In April, domestic equity funds saw net outflows of nearly $6 billion during a month of lackluster demand for U.S. stocks: the benchmark S&P 500 Index generated a total return of -0.6% in April amid trading volumes that were down more than 8% from the trailing 12-month average. That brought total U.S. equity fund flows to -$6 billion for the first four months of 2012—a sharp reversal from the first four months of 2011, when U.S. equity funds enjoyed cumulative net inflows of $41.9 billion.
International and global equity funds offered some relief, drawing net inflows of $10.4 billion in April—the best month for such mutual funds since March 2011. In the first four months of 2012, international equity funds drew aggregate net inflows of $26.5 billion.
“Investors remain in a holding pattern, as economic growth rates declined or turned negative in a number of key markets,” said Avi Nachmany, SI’s director of research. “The fragile state of investor confidence will benefit bond fund inflows in the near future as investors stay centered on income strategies.”

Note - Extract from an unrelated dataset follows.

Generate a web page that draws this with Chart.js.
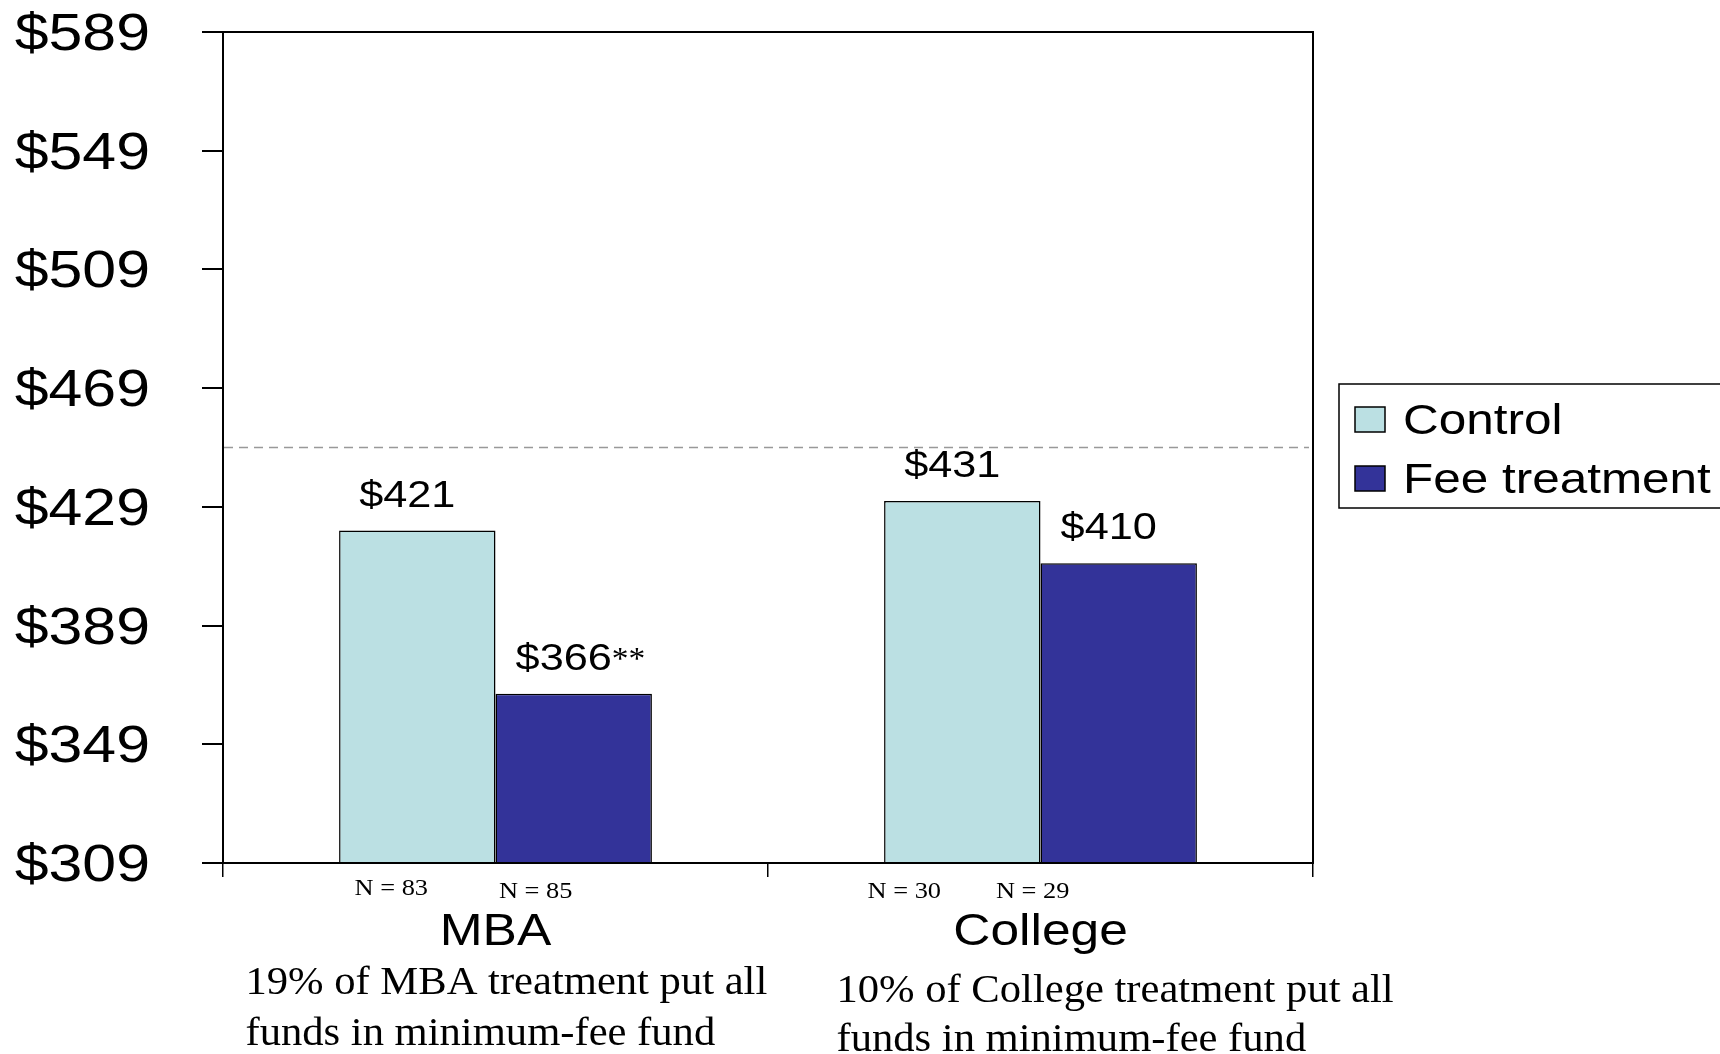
<!DOCTYPE html>
<html lang="en">

<head>
  <meta charset="UTF-8">
  <title>Fees paid: Control vs Fee treatment</title>
  <style>
    body {
      margin: 0;
      background-color: #fff;
    }

    #wrap {
      width: 1720px;
      height: 1054px;
    }
  </style>
  <script src="https://cdn.jsdelivr.net/npm/chart.js"></script>
</head>

<body>
  <div id="wrap"><canvas id="feesChart" width="1720" height="1054"></canvas></div>

  <script>
    // Data
    const categories = ['MBA', 'College'];
    const seriesNames = ['Control', 'Fee treatment'];
    const controlValues = [421, 431];
    const feeValues = [366, 410];
    const feeStars = ['**', ''];
    const controlN = [83, 30];
    const feeN = [85, 29];
    const yTickValues = [309, 349, 389, 429, 469, 509, 549, 589];
    const referenceFee = 449;
    const notes = [
      ['19% of MBA treatment put all', 'funds in minimum-fee fund'],
      ['10% of College treatment put all', 'funds in minimum-fee fund']
    ];

    // Look
    const SANS = '"Liberation Sans", Arial, sans-serif';
    const SERIF = '"Liberation Serif", "Times New Roman", serif';
    const SANS_STRETCH = 1.17;
    const colors = ['#BBE0E3', '#333399'];

    // hand-placed text offsets (px)
    const nShift = [[-26, -58], [-38, -86]];
    const nBaseline = [[895, 898], [898, 898]];
    const noteLeft = [-250, -204];
    const noteBaselines = [[994, 1045], [1002, 1051]];

    function drawText(ctx, text, x, y, font, align, sx) {
      ctx.save();
      ctx.font = font;
      ctx.fillStyle = '#000';
      ctx.textAlign = align;
      ctx.textBaseline = 'alphabetic';
      ctx.translate(x, y);
      ctx.scale(sx, 1);
      ctx.fillText(text, 0, 0);
      ctx.restore();
    }

    // dashed reference line across the plot
    const referenceLine = {
      id: 'referenceLine',
      afterDatasetsDraw(chart) {
        const { ctx, chartArea } = chart;
        const y = chart.scales.y.getPixelForValue(referenceFee);
        ctx.save();
        ctx.strokeStyle = '#999';
        ctx.lineWidth = 1.5;
        ctx.setLineDash([9, 6]);
        ctx.beginPath();
        ctx.moveTo(chartArea.left + 1, y);
        ctx.lineTo(chartArea.right - 4, y);
        ctx.stroke();
        ctx.restore();
      }
    };

    // frame, labels, notes and legend
    const annotations = {
      id: 'annotations',
      afterDraw(chart) {
        const { ctx, chartArea } = chart;
        const xs = chart.scales.x;
        const ys = chart.scales.y;

        ctx.save();
        ctx.strokeStyle = '#000';
        ctx.lineWidth = 2;
        ctx.strokeRect(chartArea.left, chartArea.top, chartArea.right - chartArea.left, chartArea.bottom - chartArea.top);
        ctx.restore();

        // y tick labels
        ys.ticks.forEach(t => {
          const y = ys.getPixelForValue(t.value);
          drawText(ctx, '$' + t.value, 150, y + 18, '52px ' + SANS, 'right', SANS_STRETCH);
        });

        // value labels and sample sizes
        const counts = [controlN, feeN];
        chart.data.datasets.forEach((ds, d) => {
          chart.getDatasetMeta(d).data.forEach((bar, i) => {
            const cx = bar.x - 10;
            const by = bar.y - 24;
            const label = '$' + ds.data[i];
            const stars = d === 1 ? feeStars[i] : '';
            drawText(ctx, label, cx, by, '37px ' + SANS, 'center', SANS_STRETCH);
            if (stars) {
              ctx.save();
              ctx.font = '37px ' + SANS;
              const w = ctx.measureText(label).width * SANS_STRETCH;
              ctx.restore();
              drawText(ctx, stars, cx + w / 2, by - 1, '31px ' + SERIF, 'left', 1.08);
            }
            drawText(ctx, 'N = ' + counts[d][i], bar.x + nShift[d][i], nBaseline[d][i], '24px ' + SERIF, 'center', 1.1);
          });
        });

        // category names and notes
        categories.forEach((c, i) => {
          const cx = xs.getPixelForValue(i);
          drawText(ctx, c, cx, 945, '44px ' + SANS, 'center', SANS_STRETCH);
          notes[i].forEach((line, k) => {
            drawText(ctx, line, cx + noteLeft[i], noteBaselines[i][k], '40px ' + SERIF, 'left', 1.065);
          });
        });

        // legend
        ctx.save();
        ctx.strokeStyle = '#000';
        ctx.lineWidth = 1.5;
        ctx.strokeRect(1339, 384, 420, 124);
        chart.data.datasets.forEach((ds, d) => {
          const top = d === 0 ? 407 : 466;
          ctx.fillStyle = ds.backgroundColor;
          ctx.fillRect(1355, top, 30, 25);
          ctx.strokeRect(1355, top, 30, 25);
          drawText(ctx, ds.label, 1403, d === 0 ? 434 : 493, '43px ' + SANS, 'left', 1.15);
        });
        ctx.restore();
      }
    };

    const ctx = document.getElementById('feesChart').getContext('2d');
    new Chart(ctx, {
      type: 'bar',
      data: {
        labels: categories,
        datasets: [{
          label: seriesNames[0],
          data: controlValues,
          backgroundColor: colors[0],
          borderColor: '#000',
          borderWidth: 1.5
        }, {
          label: seriesNames[1],
          data: feeValues,
          backgroundColor: colors[1],
          borderColor: '#000',
          borderWidth: 1.5
        }]
      },
      options: {
        responsive: false,
        animation: false,
        devicePixelRatio: 1,
        layout: {
          padding: { left: 223, top: 32, right: 407, bottom: 191 }
        },
        datasets: {
          bar: { barPercentage: 1, categoryPercentage: 0.574 }
        },
        plugins: {
          legend: { display: false },
          tooltip: { enabled: false }
        },
        scales: {
          x: {
            offset: true,
            grid: { offset: true, drawOnChartArea: false, color: '#000', lineWidth: 1.5, tickLength: 14 },
            border: { color: '#000', width: 2 },
            ticks: { display: false },
            afterFit: s => { s.height = 0; }
          },
          y: {
            min: 309,
            max: 589,
            afterBuildTicks: s => { s.ticks = yTickValues.map(v => ({ value: v })); },
            grid: { drawOnChartArea: false, color: '#000', lineWidth: 2, tickLength: 21 },
            border: { color: '#000', width: 2 },
            ticks: { display: false },
            afterFit: s => { s.width = 0; }
          }
        }
      },
      plugins: [referenceLine, annotations]
    });
  </script>
</body>

</html>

Taxable bond funds saw net inflows of $21 billion in April, as investors continued to use bond funds as income-producing alternatives to money market funds, CDs and bank deposit accounts. Highlighting fund shareholders’ low appetite for risk, low-volatility bond funds took by far the largest portion of bond fund flows in April. Taxable government-backed bond funds saw very small net inflows. Taxable bond funds have drawn an estimated $104 billion in the first four months of 2012, far ahead of the $59 billion in net flows that taxable bond funds took in over the course of the same period a year ago.
Meanwhile, muni bond funds saw net inflows of $0.6 billion in April. Muni bond funds drew $17 billion in net inflows through the first four months of the year, as long-term muni bond issuance has risen substantially from year-earlier levels.
Money market funds saw net outflows of $22 billion in April, which was an improvement over March’s net outflows of $69 billion. Ultra-low yields continued to hamper demand for money market funds.
Separately, SI said U.S. exchange-traded funds (ETFs) saw roughly $3 billion in net inflows in April 2012. That brought total ETF net inflows to $58 billion for the first four months of 2012—a pace that could result in the sixth straight year of $100 billion or more in annual net inflows to ETFs.
Bond ETFs were the only major category to post net inflows in April, drawing net $5 billion. Equity ETFs saw an estimated $2.5 billion in net outflows, with both domestic and international equity products seeing net redemptions.
At the end of April 2012, ETF assets (including exchange-traded notes) stood at $1.204 trillion, up from $1.06 trillion at the end of December.